まとめ――本格ミステリの魅力が詰まった一冊
叙述トリックの妙、密室の緊張感、そして過去と現在が交錯する構成――『十角館の殺人』は、本格ミステリの魅力が凝縮された一冊です。未読の方にはぜひ、あの衝撃の一行を体験してほしい。そして、すでに読んだことのある方にも、再読のたびに新たな発見があるはずです。
書誌情報|『十角館の殺人』

書誌事項
書名:十角館の殺人
著者:綾辻行人
出版社:講談社
発売年月:単行本 1987年9月(講談社ノベルス)/文庫本 1991年9月/文庫本新装改訂版 2007年10月/電子書籍 2007年10月
ページ数:文庫本新装改訂版 512ページ
紙書籍
電子書籍
補足情報
『十角館の殺人』は、綾辻行人さんのデビュー作。

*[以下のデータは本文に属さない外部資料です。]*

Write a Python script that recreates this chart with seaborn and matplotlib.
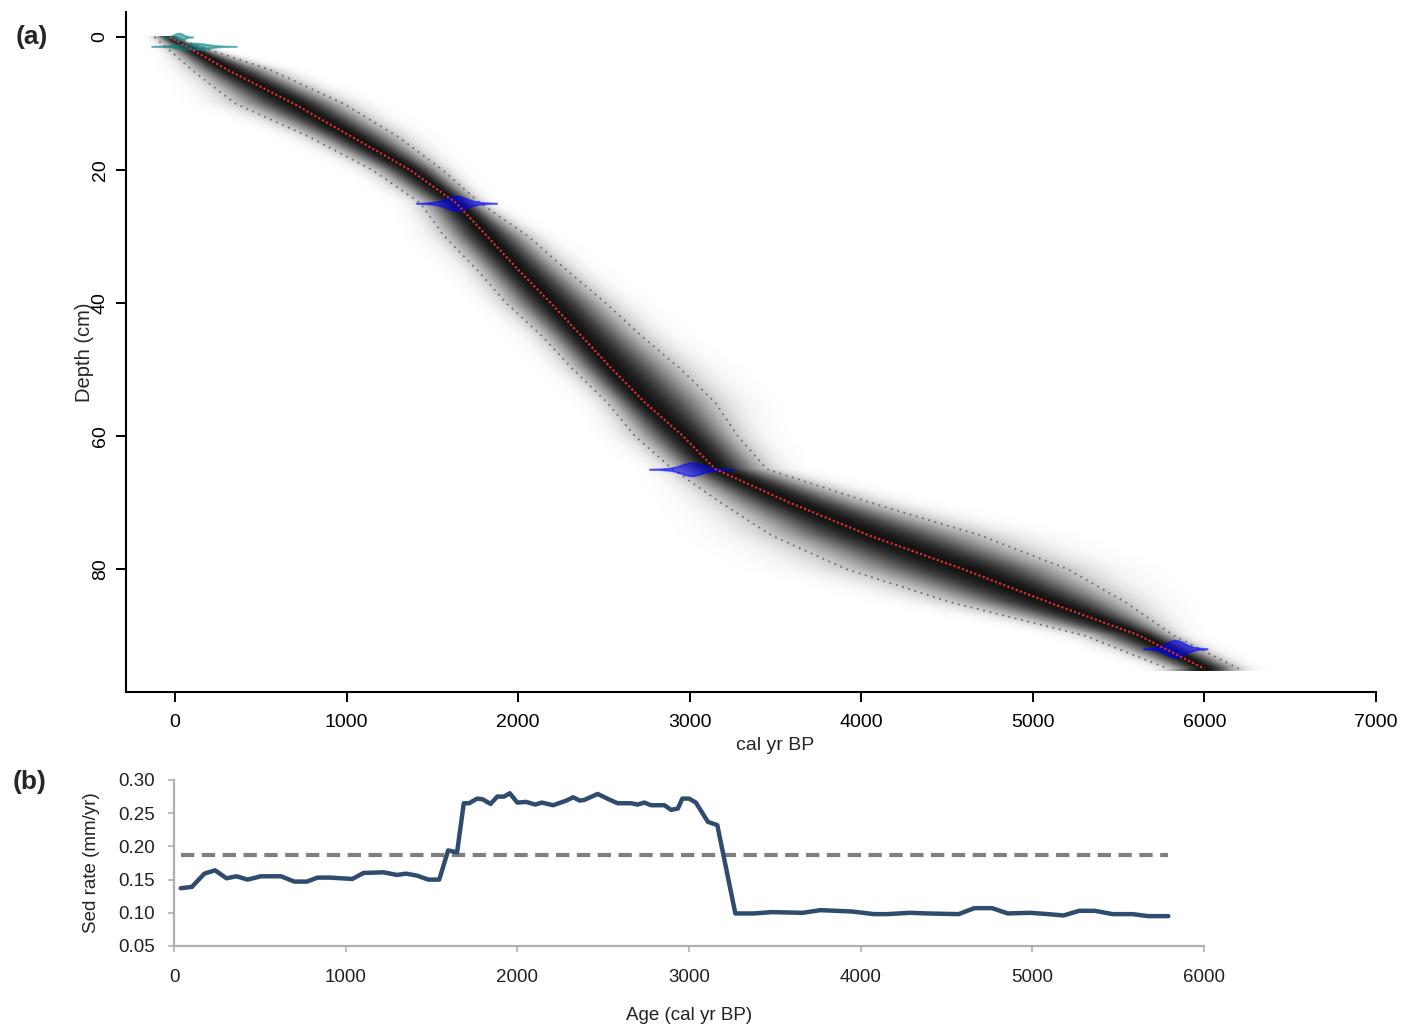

刊行予定が固まったあとにシリーズ化を思いついたとのこと。第4作で完結するつもりが、ある時点で続行を決め、完結予定を全10作までに改めたと述べている。館シリーズは長編作品であり、第7作の『暗黒館の殺人』は、新書が上下二分冊、文庫化のさいは四分冊に。
刊行の順番は『十角館の殺人』『水車館の殺人』『迷路館の殺人』『人形館の殺人』『時計館の殺人』『黒猫館の殺人』『暗黒館の殺人』『びっくり館の殺人』『奇面館の殺人』。つまり2021年2月現在、残すところあと一作。第9作『奇面館の殺人』が講談社ノベルスから刊行されたのが2012年1月。少し間隔が空いていますね。
なお講談社ノベルスは、主に推理小説を扱い、軽装の新書判で発行する講談社の小説レーベル。
『十角館の殺人』に関しては、講談社ノベルスと講談社文庫のほか、2017年に講談社から「限定愛蔵版」が、外箱・付録付きのハードカバーで発売されている。「限定愛蔵版」の付録冊子「SPECIAL BOOKLET」には、綾辻行人さんが書いた「三十年目の想い —— あとがきに代えて —— 」及び、著名作家らの「私の『十角館』 —— 33名によるエッセイ —— 」が収録されている。